The OAC in partnership with the Wabano Centre for Aboriginal Health launched a Share Your Story research project, entitled Indigenous-Specific Racism & Discrimination in Health Care Across the Champlain Region. The culmination of five years of research, the Ottawa Public Health-funded Wabano/Coalition report interweaves the personal stories with the history and impacts of settler-colonialism policies and practices. The report concludes with a fulsome set of 27 recommendations clustered into seven themes, with additional recommendations within each theme.

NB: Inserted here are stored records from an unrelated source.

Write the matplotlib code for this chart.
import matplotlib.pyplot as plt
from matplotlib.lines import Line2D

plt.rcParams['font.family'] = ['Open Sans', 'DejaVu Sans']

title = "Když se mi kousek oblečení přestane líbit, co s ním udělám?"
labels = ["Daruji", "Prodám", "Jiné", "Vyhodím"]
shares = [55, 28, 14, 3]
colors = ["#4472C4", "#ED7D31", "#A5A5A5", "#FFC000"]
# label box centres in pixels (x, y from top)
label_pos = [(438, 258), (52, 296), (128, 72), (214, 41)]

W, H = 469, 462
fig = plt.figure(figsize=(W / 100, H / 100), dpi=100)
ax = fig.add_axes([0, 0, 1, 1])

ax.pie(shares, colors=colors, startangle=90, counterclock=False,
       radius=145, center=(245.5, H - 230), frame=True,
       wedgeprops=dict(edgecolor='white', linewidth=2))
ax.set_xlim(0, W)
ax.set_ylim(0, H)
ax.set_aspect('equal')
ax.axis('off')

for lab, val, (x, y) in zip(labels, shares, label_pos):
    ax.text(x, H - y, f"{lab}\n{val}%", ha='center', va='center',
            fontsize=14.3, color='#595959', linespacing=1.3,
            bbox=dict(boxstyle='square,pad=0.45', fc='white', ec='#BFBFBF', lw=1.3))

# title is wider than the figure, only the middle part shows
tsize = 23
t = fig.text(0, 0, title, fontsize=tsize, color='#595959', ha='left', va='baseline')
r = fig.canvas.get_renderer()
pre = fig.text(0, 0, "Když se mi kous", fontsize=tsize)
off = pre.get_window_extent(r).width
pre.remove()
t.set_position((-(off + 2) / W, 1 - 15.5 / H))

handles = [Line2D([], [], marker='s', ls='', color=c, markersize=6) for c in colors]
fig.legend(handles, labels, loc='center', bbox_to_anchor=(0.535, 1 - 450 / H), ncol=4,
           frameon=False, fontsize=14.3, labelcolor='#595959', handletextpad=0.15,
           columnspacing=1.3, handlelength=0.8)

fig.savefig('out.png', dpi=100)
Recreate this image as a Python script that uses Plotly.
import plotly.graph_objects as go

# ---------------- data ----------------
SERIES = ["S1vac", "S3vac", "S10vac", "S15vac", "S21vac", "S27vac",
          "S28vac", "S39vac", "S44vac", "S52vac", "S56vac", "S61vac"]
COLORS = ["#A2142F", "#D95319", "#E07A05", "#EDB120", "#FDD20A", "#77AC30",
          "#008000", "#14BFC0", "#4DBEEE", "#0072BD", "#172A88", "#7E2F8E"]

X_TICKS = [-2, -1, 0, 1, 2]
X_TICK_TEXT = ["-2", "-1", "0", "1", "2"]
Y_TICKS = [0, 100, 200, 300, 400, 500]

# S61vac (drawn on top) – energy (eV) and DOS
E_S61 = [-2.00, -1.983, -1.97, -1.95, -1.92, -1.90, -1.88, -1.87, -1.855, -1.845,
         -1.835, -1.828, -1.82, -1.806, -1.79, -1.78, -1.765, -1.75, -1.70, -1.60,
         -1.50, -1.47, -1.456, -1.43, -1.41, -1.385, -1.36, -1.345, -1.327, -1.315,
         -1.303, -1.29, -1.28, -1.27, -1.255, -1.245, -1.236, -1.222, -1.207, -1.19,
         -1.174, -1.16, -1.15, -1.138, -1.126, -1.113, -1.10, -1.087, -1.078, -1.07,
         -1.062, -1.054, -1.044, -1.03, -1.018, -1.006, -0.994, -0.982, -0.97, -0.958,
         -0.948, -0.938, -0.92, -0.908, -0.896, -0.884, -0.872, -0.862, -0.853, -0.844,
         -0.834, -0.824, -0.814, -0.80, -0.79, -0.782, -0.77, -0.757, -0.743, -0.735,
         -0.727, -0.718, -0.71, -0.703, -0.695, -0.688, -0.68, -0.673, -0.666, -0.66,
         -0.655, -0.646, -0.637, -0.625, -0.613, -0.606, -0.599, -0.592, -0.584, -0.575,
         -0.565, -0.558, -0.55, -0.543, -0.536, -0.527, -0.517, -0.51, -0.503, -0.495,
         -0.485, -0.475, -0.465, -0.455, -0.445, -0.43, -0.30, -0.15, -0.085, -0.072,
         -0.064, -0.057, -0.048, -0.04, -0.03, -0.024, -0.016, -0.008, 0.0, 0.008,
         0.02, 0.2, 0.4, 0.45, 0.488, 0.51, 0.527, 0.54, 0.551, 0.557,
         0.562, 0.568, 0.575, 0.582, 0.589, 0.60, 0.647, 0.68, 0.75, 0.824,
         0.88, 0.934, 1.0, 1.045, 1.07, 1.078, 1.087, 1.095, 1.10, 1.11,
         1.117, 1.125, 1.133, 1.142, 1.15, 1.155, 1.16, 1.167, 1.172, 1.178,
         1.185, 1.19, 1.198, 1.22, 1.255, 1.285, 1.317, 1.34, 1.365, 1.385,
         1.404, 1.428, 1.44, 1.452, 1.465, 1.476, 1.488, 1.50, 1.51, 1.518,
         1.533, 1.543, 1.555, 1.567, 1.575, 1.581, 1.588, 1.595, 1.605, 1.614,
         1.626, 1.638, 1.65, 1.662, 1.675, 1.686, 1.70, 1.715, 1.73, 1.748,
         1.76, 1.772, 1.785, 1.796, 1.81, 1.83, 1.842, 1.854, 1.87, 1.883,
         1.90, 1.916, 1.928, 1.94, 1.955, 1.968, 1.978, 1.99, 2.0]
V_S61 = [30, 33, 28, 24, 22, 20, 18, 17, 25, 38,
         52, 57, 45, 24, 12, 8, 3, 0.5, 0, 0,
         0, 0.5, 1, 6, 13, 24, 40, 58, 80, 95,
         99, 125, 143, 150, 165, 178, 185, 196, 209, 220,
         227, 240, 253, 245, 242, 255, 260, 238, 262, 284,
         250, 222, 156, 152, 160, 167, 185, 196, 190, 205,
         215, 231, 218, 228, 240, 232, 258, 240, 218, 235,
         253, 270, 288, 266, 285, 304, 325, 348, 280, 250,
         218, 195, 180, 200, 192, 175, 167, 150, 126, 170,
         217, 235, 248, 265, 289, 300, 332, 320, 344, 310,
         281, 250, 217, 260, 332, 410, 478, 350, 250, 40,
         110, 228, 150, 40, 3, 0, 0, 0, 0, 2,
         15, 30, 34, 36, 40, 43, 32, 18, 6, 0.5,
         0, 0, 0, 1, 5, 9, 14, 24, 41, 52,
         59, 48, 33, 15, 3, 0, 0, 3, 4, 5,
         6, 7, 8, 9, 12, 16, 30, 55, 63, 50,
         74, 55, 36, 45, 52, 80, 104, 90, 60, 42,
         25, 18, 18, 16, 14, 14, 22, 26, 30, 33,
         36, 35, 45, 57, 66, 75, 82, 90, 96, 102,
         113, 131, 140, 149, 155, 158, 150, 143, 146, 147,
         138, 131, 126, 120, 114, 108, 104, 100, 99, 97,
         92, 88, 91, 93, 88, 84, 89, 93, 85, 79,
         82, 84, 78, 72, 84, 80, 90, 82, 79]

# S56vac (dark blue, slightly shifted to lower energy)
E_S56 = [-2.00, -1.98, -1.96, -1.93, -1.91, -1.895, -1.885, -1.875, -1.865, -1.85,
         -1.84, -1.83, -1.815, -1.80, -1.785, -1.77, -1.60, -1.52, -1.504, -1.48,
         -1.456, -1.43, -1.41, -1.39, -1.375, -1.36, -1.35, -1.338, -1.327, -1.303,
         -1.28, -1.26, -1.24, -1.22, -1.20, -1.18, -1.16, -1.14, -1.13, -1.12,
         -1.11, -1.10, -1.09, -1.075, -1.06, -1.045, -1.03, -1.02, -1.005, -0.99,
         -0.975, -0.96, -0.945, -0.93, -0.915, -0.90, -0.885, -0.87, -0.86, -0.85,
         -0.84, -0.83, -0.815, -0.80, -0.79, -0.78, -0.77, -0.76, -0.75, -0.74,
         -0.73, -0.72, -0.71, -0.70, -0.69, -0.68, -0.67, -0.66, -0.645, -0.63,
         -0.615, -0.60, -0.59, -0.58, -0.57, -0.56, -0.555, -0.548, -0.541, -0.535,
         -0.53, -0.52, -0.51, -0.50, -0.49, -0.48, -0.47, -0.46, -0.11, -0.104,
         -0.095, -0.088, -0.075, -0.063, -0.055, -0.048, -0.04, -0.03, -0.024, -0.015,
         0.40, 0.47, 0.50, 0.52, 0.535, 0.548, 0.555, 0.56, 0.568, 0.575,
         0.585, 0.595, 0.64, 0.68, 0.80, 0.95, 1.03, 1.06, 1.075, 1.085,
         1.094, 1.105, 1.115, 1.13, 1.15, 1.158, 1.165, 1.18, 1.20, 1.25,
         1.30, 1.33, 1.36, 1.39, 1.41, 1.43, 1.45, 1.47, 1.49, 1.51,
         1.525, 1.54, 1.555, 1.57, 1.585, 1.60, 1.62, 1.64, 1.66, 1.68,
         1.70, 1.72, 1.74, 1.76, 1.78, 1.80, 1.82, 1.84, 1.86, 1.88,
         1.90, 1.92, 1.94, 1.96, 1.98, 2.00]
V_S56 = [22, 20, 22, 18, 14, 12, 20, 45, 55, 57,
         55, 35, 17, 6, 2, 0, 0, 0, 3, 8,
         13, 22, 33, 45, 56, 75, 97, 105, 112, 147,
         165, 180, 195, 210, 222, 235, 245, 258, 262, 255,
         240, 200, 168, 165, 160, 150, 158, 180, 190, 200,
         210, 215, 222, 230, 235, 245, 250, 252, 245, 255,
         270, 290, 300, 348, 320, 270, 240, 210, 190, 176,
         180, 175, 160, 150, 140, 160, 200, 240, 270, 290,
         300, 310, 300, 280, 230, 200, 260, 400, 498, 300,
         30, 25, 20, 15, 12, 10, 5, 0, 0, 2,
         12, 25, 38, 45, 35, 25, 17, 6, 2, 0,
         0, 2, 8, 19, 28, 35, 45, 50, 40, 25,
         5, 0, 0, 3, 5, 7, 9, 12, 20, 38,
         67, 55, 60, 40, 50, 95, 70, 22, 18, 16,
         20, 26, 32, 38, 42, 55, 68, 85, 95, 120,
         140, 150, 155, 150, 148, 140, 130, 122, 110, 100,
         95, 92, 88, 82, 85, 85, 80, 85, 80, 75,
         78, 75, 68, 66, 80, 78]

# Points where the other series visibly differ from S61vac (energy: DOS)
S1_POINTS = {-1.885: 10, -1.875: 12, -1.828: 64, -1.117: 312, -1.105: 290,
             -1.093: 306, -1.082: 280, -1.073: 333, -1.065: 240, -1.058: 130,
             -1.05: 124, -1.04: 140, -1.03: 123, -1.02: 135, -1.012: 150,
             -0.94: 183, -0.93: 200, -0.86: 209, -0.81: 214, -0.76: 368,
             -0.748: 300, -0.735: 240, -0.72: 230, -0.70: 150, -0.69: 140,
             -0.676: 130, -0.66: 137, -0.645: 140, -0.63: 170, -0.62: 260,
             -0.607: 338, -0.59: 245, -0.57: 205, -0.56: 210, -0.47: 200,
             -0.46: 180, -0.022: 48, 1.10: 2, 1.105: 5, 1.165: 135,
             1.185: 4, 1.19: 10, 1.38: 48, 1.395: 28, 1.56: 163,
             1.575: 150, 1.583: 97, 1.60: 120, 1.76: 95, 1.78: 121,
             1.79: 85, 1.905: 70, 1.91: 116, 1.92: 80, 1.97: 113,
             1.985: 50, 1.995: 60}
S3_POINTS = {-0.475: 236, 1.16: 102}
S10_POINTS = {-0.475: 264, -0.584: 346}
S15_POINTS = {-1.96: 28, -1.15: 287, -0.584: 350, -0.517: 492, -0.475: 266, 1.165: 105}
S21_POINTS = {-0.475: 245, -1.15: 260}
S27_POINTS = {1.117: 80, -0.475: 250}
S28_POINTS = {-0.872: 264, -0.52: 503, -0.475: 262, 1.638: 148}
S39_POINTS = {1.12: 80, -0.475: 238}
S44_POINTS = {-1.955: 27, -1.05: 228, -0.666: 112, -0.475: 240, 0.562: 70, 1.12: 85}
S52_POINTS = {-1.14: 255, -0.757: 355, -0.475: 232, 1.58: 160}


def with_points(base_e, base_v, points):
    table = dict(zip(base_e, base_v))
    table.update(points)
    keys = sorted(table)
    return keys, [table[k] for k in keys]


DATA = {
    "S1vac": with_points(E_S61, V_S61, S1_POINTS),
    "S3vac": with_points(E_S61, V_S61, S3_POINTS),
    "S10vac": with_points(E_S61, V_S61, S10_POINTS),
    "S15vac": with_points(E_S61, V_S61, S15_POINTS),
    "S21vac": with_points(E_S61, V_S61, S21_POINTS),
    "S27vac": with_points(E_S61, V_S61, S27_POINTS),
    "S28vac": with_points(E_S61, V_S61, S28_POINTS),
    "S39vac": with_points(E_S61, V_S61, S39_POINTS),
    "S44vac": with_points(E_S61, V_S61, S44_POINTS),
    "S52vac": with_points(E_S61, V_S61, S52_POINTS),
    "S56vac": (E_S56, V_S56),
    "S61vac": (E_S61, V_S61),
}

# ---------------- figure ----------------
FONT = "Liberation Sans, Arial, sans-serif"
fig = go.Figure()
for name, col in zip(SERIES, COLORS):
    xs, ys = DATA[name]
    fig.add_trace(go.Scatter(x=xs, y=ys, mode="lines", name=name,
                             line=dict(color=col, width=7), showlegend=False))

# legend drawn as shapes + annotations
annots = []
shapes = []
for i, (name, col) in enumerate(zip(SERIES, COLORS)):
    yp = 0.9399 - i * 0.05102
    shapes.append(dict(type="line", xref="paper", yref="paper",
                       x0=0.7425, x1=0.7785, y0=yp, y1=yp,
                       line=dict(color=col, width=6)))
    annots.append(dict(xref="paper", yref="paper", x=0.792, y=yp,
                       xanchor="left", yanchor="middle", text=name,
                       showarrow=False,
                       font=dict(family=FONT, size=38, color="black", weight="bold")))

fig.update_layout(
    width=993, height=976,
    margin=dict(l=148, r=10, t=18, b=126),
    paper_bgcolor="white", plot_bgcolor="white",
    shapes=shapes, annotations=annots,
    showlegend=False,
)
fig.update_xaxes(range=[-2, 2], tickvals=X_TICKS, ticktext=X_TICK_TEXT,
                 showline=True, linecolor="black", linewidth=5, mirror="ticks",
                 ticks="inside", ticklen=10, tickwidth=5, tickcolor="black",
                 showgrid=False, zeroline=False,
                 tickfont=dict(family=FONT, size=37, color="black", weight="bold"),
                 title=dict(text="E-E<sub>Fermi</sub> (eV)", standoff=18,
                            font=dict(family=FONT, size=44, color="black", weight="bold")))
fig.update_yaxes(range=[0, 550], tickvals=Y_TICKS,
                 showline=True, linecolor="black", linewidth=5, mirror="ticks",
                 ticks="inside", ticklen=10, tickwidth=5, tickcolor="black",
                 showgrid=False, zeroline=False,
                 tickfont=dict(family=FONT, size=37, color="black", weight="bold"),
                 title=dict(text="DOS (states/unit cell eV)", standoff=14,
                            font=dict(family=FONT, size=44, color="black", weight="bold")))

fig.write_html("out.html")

The OAC wishes to acknowledge the Indigenous people who live, work, and receive health care on the ancestral lands of the Algonquin/Anishnaabe and Ongwehonwe. We know that in health care, many of you have not received the kind, competent care that is considered a human right in this country. Our hope is that the stories shared through this report are creating a new legacy for the generations yet to come.
Chi miigwetch

Project Timeline

What We Did
In 2018 the Share Your Story Project (SYS) was launched to uncover local stories of Indigenous-specific racism in health care that occurred across the Champlain region. Our hope was that through these stories, health care organizations could begin generating local solutions that would build Indigenous confidence in the health care sector.
200+ Stories
From November 2018 to April 2019 200+ individuals engaged in the SYS project to share their personal experiences or those they witnessed across the Champlain region. Most participants were Indigenous, some were non-Indigenous health professionals or family members who witnessed racist or discriminatory practices, and some participants shared more than one story.
What We Heard
Of the 315 stories of anti-Indigenous racism collected in late 2018 and early 2019, the stories of racism were further validated and 91% were rated by Wabano’s research interviewers as clear case of anti-Indigenous racism based on criteria they developed. The participants themselves believe that negative stereotypes about Indigenous peoples shape how health service providers treat them.
Where We Are Now
On May 24, 2022 the comprehensive report was released. The OAC and Wabano called on the leaders of each political party in the 2022 Ontario general election to sign a declaration to end racism in the health care system as a top priority. Only the leader of the Liberal Party, Steven Del Duca was prepared to act and signed the declaration.